>> BEGIN

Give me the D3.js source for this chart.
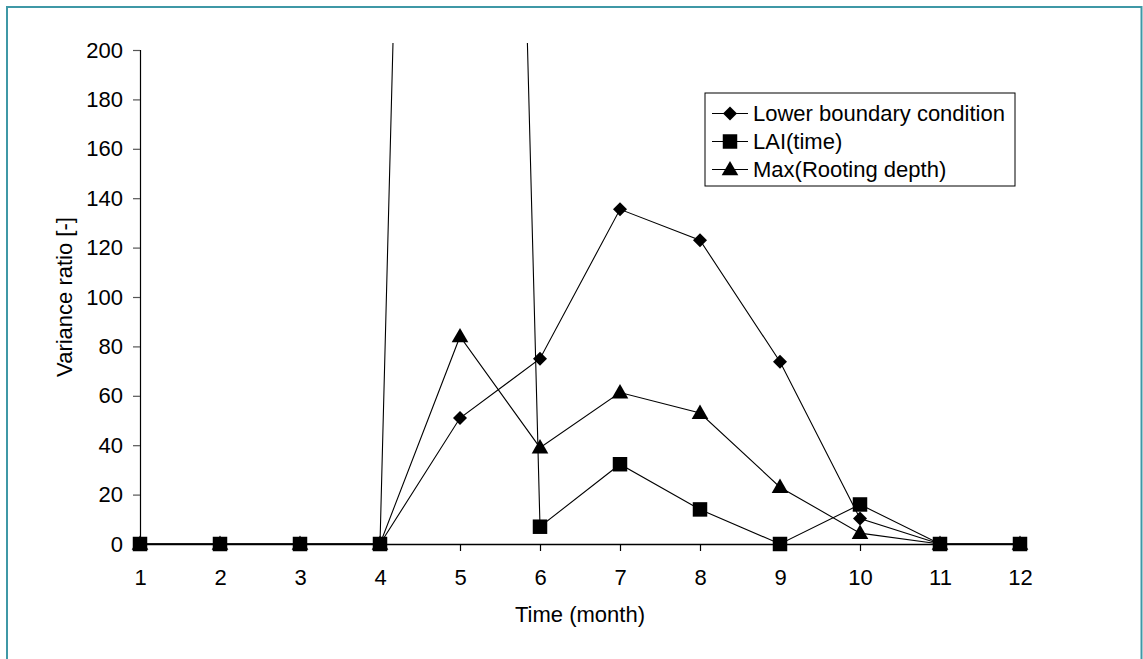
<!DOCTYPE html>
<html>
<head>
<meta charset="utf-8">
<script src="https://cdn.jsdelivr.net/npm/d3@7"></script>
<style>
  html, body { margin: 0; padding: 0; background: #fff; }
  svg { display: block; font-family: "Liberation Sans", Arial, sans-serif; }
</style>
</head>
<body>
<svg id="chart" width="1143" height="659"></svg>
<script>
// Months on the x axis
const months = [1, 2, 3, 4, 5, 6, 7, 8, 9, 10, 11, 12];

// Variance ratio per month for each factor
const lowerBoundary = [0, 0, 0, 0, 51, 75, 135.5, 123, 73.8, 10.3, 0, 0];
const laiTime       = [0, 0, 0, 0, 1250, 7, 32.3, 14, 0, 16, 0, 0];
const maxRooting    = [0, 0, 0, 0, 84, 39, 61.3, 53, 23, 4.4, 0, 0];

const seriesNames = ["Lower boundary condition", "LAI(time)", "Max(Rooting depth)"];
const seriesSymbols = ["diamond", "square", "triangle"];

const yTicks = [0, 20, 40, 60, 80, 100, 120, 140, 160, 180, 200];

const series = [
  { name: seriesNames[0], values: lowerBoundary, symbol: seriesSymbols[0] },
  { name: seriesNames[1], values: laiTime,       symbol: seriesSymbols[1] },
  { name: seriesNames[2], values: maxRooting,    symbol: seriesSymbols[2] }
];

const FONT = 22;
const svg = d3.select("#chart");

// Outer frame
svg.append("rect")
  .attr("x", 7).attr("y", 7)
  .attr("width", 1134.5).attr("height", 670)
  .attr("fill", "#fff")
  .attr("stroke", "#3f98a6")
  .attr("stroke-width", 2);

const x = d3.scaleLinear().domain([1, 12]).range([140, 1020]);
const y = d3.scaleLinear().domain([0, 200]).range([544, 50]);

// Clip region for the series lines (plot area)
svg.append("defs").append("clipPath").attr("id", "plotClip")
  .append("rect")
  .attr("x", 130).attr("y", 43)
  .attr("width", 900).attr("height", 520);

// Y axis
const yAxis = d3.axisLeft(y).tickValues(yTicks).tickSize(7).tickPadding(10).tickFormat(d3.format("d"));
const gy = svg.append("g").attr("transform", "translate(140,0)").call(yAxis);
gy.select(".domain").attr("stroke", "#000").attr("stroke-width", 1.2);
gy.selectAll(".tick line").attr("stroke", "#555").attr("stroke-width", 1.2);
gy.selectAll(".tick text").attr("font-size", FONT).attr("fill", "#000")
  .attr("font-family", "'Liberation Sans', Arial, sans-serif");

// X axis
const xAxis = d3.axisBottom(x).tickValues(months).tickSize(7).tickSizeOuter(0).tickPadding(18).tickFormat(d3.format("d"));
const gx = svg.append("g").attr("transform", "translate(0,544)").call(xAxis);
gx.select(".domain").attr("stroke", "#000").attr("stroke-width", 1.5);
gx.selectAll(".tick line").attr("stroke", "#000").attr("stroke-width", 1.2);
gx.selectAll(".tick text").attr("font-size", FONT).attr("fill", "#000")
  .attr("font-family", "'Liberation Sans', Arial, sans-serif");

// Axis titles
svg.append("text")
  .attr("x", 580).attr("y", 622)
  .attr("text-anchor", "middle")
  .attr("font-size", FONT)
  .text("Time (month)");

svg.append("text")
  .attr("transform", "translate(72,297) rotate(-90)")
  .attr("text-anchor", "middle")
  .attr("font-size", FONT)
  .text("Variance ratio [-]");

// Marker shapes
const symbolPath = {
  diamond: d3.symbol().type(d3.symbolSquare).size(98)(),
  square: d3.symbol().type(d3.symbolSquare).size(210)(),
  triangle: d3.symbol().type(d3.symbolTriangle).size(120)()
};
function markerTransform(sym, px, py) {
  if (sym === "diamond") return `translate(${px},${py}) rotate(45)`;
  if (sym === "triangle") return `translate(${px},${py + 1})`;
  return `translate(${px},${py})`;
}

const line = d3.line()
  .x((d, i) => x(months[i]))
  .y(d => y(d));

const plot = svg.append("g").attr("clip-path", "url(#plotClip)");

series.forEach(s => {
  plot.append("path")
    .datum(s.values)
    .attr("fill", "none")
    .attr("stroke", "#000")
    .attr("stroke-width", 1.1)
    .attr("d", line);
});

// Markers drawn in order so squares sit above the rest at shared zeros
[series[0], series[2], series[1]].forEach(s => {
  plot.selectAll(null)
    .data(s.values)
    .enter()
    .append("path")
    .attr("d", symbolPath[s.symbol])
    .attr("transform", (d, i) => markerTransform(s.symbol, x(months[i]), y(d)))
    .attr("fill", "#000");
});

// Legend
const legend = svg.append("g").attr("transform", "translate(705,93)");
legend.append("rect")
  .attr("x", 0).attr("y", 0)
  .attr("width", 310).attr("height", 93)
  .attr("fill", "#fff")
  .attr("stroke", "#000")
  .attr("stroke-width", 1);

const legendRows = [20.5, 48.5, 76.5];
series.forEach((s, i) => {
  const row = legend.append("g").attr("transform", `translate(0,${legendRows[i]})`);
  row.append("line")
    .attr("x1", 7).attr("x2", 43)
    .attr("y1", 0).attr("y2", 0)
    .attr("stroke", "#000").attr("stroke-width", 1.1);
  row.append("path")
    .attr("d", symbolPath[s.symbol])
    .attr("transform", markerTransform(s.symbol, 25, 0))
    .attr("fill", "#000");
  row.append("text")
    .attr("x", 48).attr("y", 0)
    .attr("dy", "0.35em")
    .attr("font-size", FONT)
    .text(s.name);
});
</script>
</body>
</html>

>> END

*WHAT TO PRODUCE*.
Please reproduce the listing exactly from its opening line through the line that contains "10, 11, 12];", both included, with all pictures omitted.

*TASK RESPONSE*.
Give me the D3.js source for this chart.
<!DOCTYPE html>
<html>
<head>
<meta charset="utf-8">
<script src="https://cdn.jsdelivr.net/npm/d3@7"></script>
<style>
  html, body { margin: 0; padding: 0; background: #fff; }
  svg { display: block; font-family: "Liberation Sans", Arial, sans-serif; }
</style>
</head>
<body>
<svg id="chart" width="1143" height="659"></svg>
<script>
// Months on the x axis
const months = [1, 2, 3, 4, 5, 6, 7, 8, 9, 10, 11, 12];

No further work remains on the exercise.